» **TASK INPUTS**
....
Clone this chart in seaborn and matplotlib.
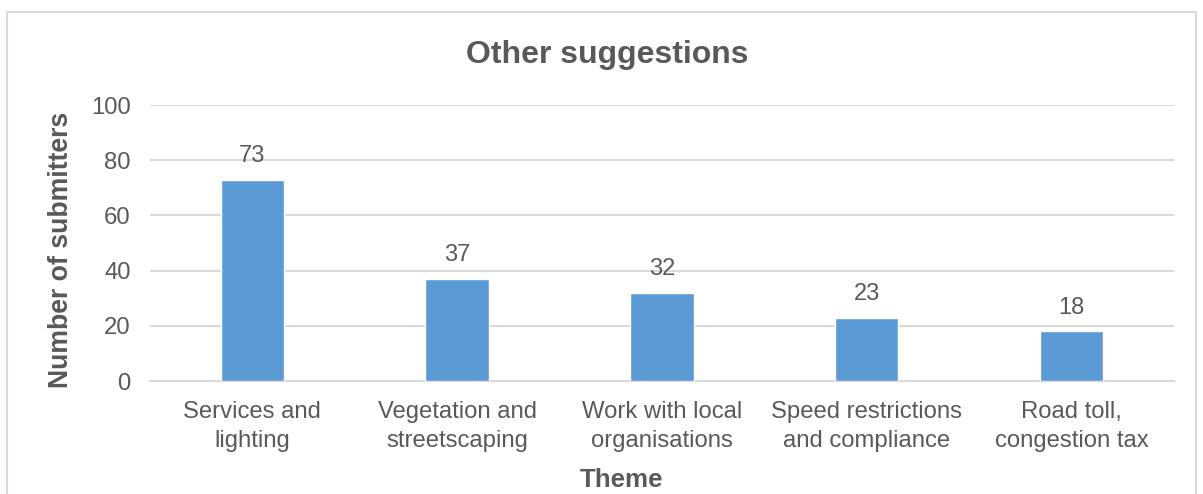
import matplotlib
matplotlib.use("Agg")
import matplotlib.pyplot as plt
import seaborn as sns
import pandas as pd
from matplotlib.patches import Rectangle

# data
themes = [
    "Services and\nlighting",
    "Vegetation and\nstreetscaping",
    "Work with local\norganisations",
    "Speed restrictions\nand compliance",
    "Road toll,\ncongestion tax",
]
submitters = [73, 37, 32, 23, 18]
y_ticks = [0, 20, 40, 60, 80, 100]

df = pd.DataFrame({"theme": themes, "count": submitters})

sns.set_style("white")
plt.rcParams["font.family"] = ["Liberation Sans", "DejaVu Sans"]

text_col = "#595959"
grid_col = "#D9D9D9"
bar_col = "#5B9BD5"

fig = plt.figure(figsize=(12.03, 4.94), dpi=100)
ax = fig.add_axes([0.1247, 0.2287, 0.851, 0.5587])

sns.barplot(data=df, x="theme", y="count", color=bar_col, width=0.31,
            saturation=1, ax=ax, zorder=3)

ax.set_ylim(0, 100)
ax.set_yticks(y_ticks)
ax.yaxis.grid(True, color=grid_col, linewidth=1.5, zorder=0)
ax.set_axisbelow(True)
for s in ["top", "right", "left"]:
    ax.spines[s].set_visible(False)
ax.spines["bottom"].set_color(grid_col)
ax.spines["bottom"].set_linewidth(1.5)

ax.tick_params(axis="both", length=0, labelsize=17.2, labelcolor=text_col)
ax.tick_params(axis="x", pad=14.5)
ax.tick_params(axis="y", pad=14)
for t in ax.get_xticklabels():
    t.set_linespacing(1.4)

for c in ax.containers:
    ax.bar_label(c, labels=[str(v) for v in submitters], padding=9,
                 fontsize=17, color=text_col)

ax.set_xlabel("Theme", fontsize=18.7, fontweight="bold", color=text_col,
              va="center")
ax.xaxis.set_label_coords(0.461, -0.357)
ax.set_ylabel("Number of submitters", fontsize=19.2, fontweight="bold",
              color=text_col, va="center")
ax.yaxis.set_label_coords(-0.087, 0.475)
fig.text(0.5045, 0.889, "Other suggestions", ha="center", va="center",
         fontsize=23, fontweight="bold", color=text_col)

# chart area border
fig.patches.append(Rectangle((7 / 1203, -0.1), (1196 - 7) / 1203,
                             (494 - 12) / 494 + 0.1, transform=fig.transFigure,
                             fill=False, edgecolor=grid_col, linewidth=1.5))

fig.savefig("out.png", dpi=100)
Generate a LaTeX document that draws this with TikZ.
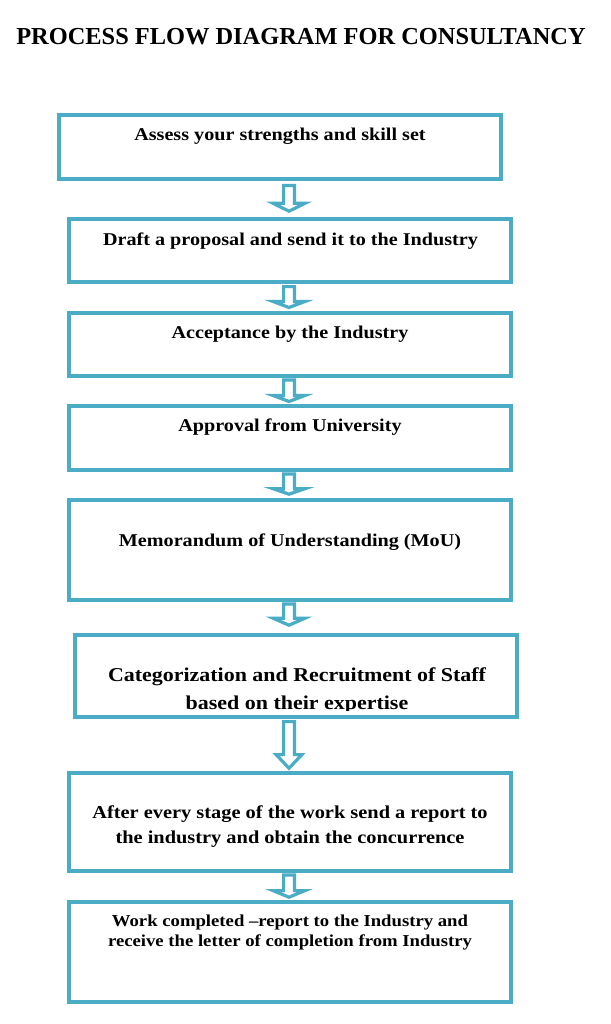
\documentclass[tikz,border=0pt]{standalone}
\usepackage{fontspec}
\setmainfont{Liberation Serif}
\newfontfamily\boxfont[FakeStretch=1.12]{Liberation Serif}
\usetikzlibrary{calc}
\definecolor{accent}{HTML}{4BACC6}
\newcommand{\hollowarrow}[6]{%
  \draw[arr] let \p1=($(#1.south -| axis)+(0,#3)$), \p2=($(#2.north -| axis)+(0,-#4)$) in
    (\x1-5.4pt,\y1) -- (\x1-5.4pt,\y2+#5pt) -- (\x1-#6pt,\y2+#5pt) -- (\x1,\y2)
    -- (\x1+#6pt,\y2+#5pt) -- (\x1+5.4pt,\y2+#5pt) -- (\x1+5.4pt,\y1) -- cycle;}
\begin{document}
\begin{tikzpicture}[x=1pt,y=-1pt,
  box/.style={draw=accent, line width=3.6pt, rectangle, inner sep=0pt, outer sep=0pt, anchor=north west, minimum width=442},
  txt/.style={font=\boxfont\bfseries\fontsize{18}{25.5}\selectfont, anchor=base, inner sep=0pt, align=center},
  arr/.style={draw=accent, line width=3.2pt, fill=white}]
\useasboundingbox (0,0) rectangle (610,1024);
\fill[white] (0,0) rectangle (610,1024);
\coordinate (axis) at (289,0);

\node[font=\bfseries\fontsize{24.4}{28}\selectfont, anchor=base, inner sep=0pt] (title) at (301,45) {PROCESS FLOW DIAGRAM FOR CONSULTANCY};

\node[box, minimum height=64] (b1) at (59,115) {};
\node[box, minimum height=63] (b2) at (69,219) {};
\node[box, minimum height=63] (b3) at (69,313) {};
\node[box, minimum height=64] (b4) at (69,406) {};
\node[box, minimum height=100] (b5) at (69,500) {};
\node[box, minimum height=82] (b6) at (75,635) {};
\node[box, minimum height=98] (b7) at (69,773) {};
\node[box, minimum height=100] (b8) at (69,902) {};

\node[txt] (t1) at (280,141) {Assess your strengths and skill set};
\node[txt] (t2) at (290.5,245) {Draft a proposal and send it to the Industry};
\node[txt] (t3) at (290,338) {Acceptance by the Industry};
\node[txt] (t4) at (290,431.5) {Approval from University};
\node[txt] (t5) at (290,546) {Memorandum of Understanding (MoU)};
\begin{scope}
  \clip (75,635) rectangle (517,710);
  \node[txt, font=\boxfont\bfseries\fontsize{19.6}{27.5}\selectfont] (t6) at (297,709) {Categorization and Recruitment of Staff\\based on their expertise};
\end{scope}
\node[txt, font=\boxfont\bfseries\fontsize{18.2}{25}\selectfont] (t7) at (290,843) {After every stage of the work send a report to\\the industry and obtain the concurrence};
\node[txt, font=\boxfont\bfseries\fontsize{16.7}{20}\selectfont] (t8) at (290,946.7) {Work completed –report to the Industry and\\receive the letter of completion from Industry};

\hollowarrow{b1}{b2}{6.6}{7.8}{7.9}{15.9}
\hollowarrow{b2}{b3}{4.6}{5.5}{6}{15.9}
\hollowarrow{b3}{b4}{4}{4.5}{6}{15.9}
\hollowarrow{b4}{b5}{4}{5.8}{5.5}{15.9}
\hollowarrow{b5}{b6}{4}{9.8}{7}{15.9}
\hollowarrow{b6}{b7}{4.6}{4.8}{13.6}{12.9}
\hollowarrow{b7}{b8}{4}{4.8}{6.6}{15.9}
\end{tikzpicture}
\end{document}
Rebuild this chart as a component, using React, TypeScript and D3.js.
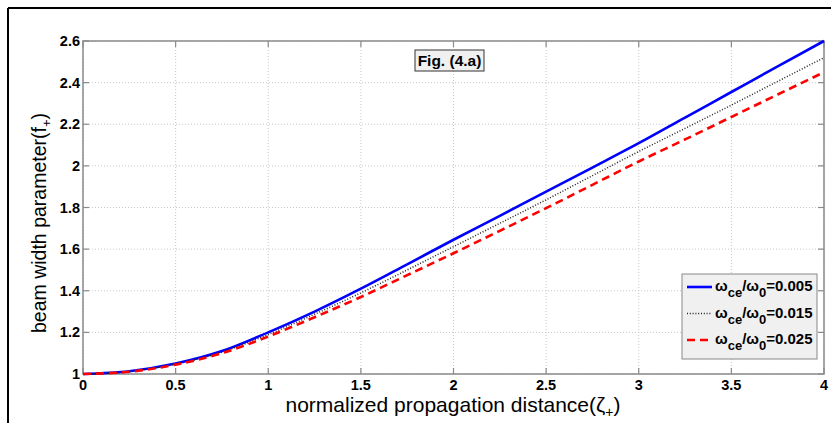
....
» **EXERCISE TASK**
Write out the records above exactly as they stand, leaving out every picture.

» **SOLVED PROBLEM**
Clone this chart in seaborn and matplotlib.
import matplotlib
matplotlib.use("Agg")
import matplotlib.pyplot as plt
import seaborn as sns
import pandas as pd
from matplotlib.patches import Rectangle

# data
themes = [
    "Services and\nlighting",
    "Vegetation and\nstreetscaping",
    "Work with local\norganisations",
    "Speed restrictions\nand compliance",
    "Road toll,\ncongestion tax",
]
submitters = [73, 37, 32, 23, 18]
y_ticks = [0, 20, 40, 60, 80, 100]

df = pd.DataFrame({"theme": themes, "count": submitters})

sns.set_style("white")
plt.rcParams["font.family"] = ["Liberation Sans", "DejaVu Sans"]

text_col = "#595959"
grid_col = "#D9D9D9"
bar_col = "#5B9BD5"

fig = plt.figure(figsize=(12.03, 4.94), dpi=100)
ax = fig.add_axes([0.1247, 0.2287, 0.851, 0.5587])

sns.barplot(data=df, x="theme", y="count", color=bar_col, width=0.31,
            saturation=1, ax=ax, zorder=3)

ax.set_ylim(0, 100)
ax.set_yticks(y_ticks)
ax.yaxis.grid(True, color=grid_col, linewidth=1.5, zorder=0)
ax.set_axisbelow(True)
for s in ["top", "right", "left"]:
    ax.spines[s].set_visible(False)
ax.spines["bottom"].set_color(grid_col)
ax.spines["bottom"].set_linewidth(1.5)

ax.tick_params(axis="both", length=0, labelsize=17.2, labelcolor=text_col)
ax.tick_params(axis="x", pad=14.5)
ax.tick_params(axis="y", pad=14)
for t in ax.get_xticklabels():
    t.set_linespacing(1.4)

for c in ax.containers:
    ax.bar_label(c, labels=[str(v) for v in submitters], padding=9,
                 fontsize=17, color=text_col)

ax.set_xlabel("Theme", fontsize=18.7, fontweight="bold", color=text_col,
              va="center")
ax.xaxis.set_label_coords(0.461, -0.357)
ax.set_ylabel("Number of submitters", fontsize=19.2, fontweight="bold",
              color=text_col, va="center")
ax.yaxis.set_label_coords(-0.087, 0.475)
fig.text(0.5045, 0.889, "Other suggestions", ha="center", va="center",
         fontsize=23, fontweight="bold", color=text_col)

# chart area border
fig.patches.append(Rectangle((7 / 1203, -0.1), (1196 - 7) / 1203,
                             (494 - 12) / 494 + 0.1, transform=fig.transFigure,
                             fill=False, edgecolor=grid_col, linewidth=1.5))

fig.savefig("out.png", dpi=100)
Generate a LaTeX document that draws this with TikZ.
\documentclass[tikz,border=0pt]{standalone}
\usepackage{fontspec}
\setmainfont{Liberation Serif}
\newfontfamily\boxfont[FakeStretch=1.12]{Liberation Serif}
\usetikzlibrary{calc}
\definecolor{accent}{HTML}{4BACC6}
\newcommand{\hollowarrow}[6]{%
  \draw[arr] let \p1=($(#1.south -| axis)+(0,#3)$), \p2=($(#2.north -| axis)+(0,-#4)$) in
    (\x1-5.4pt,\y1) -- (\x1-5.4pt,\y2+#5pt) -- (\x1-#6pt,\y2+#5pt) -- (\x1,\y2)
    -- (\x1+#6pt,\y2+#5pt) -- (\x1+5.4pt,\y2+#5pt) -- (\x1+5.4pt,\y1) -- cycle;}
\begin{document}
\begin{tikzpicture}[x=1pt,y=-1pt,
  box/.style={draw=accent, line width=3.6pt, rectangle, inner sep=0pt, outer sep=0pt, anchor=north west, minimum width=442},
  txt/.style={font=\boxfont\bfseries\fontsize{18}{25.5}\selectfont, anchor=base, inner sep=0pt, align=center},
  arr/.style={draw=accent, line width=3.2pt, fill=white}]
\useasboundingbox (0,0) rectangle (610,1024);
\fill[white] (0,0) rectangle (610,1024);
\coordinate (axis) at (289,0);

\node[font=\bfseries\fontsize{24.4}{28}\selectfont, anchor=base, inner sep=0pt] (title) at (301,45) {PROCESS FLOW DIAGRAM FOR CONSULTANCY};

\node[box, minimum height=64] (b1) at (59,115) {};
\node[box, minimum height=63] (b2) at (69,219) {};
\node[box, minimum height=63] (b3) at (69,313) {};
\node[box, minimum height=64] (b4) at (69,406) {};
\node[box, minimum height=100] (b5) at (69,500) {};
\node[box, minimum height=82] (b6) at (75,635) {};
\node[box, minimum height=98] (b7) at (69,773) {};
\node[box, minimum height=100] (b8) at (69,902) {};

\node[txt] (t1) at (280,141) {Assess your strengths and skill set};
\node[txt] (t2) at (290.5,245) {Draft a proposal and send it to the Industry};
\node[txt] (t3) at (290,338) {Acceptance by the Industry};
\node[txt] (t4) at (290,431.5) {Approval from University};
\node[txt] (t5) at (290,546) {Memorandum of Understanding (MoU)};
\begin{scope}
  \clip (75,635) rectangle (517,710);
  \node[txt, font=\boxfont\bfseries\fontsize{19.6}{27.5}\selectfont] (t6) at (297,709) {Categorization and Recruitment of Staff\\based on their expertise};
\end{scope}
\node[txt, font=\boxfont\bfseries\fontsize{18.2}{25}\selectfont] (t7) at (290,843) {After every stage of the work send a report to\\the industry and obtain the concurrence};
\node[txt, font=\boxfont\bfseries\fontsize{16.7}{20}\selectfont] (t8) at (290,946.7) {Work completed –report to the Industry and\\receive the letter of completion from Industry};

\hollowarrow{b1}{b2}{6.6}{7.8}{7.9}{15.9}
\hollowarrow{b2}{b3}{4.6}{5.5}{6}{15.9}
\hollowarrow{b3}{b4}{4}{4.5}{6}{15.9}
\hollowarrow{b4}{b5}{4}{5.8}{5.5}{15.9}
\hollowarrow{b5}{b6}{4}{9.8}{7}{15.9}
\hollowarrow{b6}{b7}{4.6}{4.8}{13.6}{12.9}
\hollowarrow{b7}{b8}{4}{4.8}{6.6}{15.9}
\end{tikzpicture}
\end{document}
Rebuild this chart as a component, using React, TypeScript and D3.js.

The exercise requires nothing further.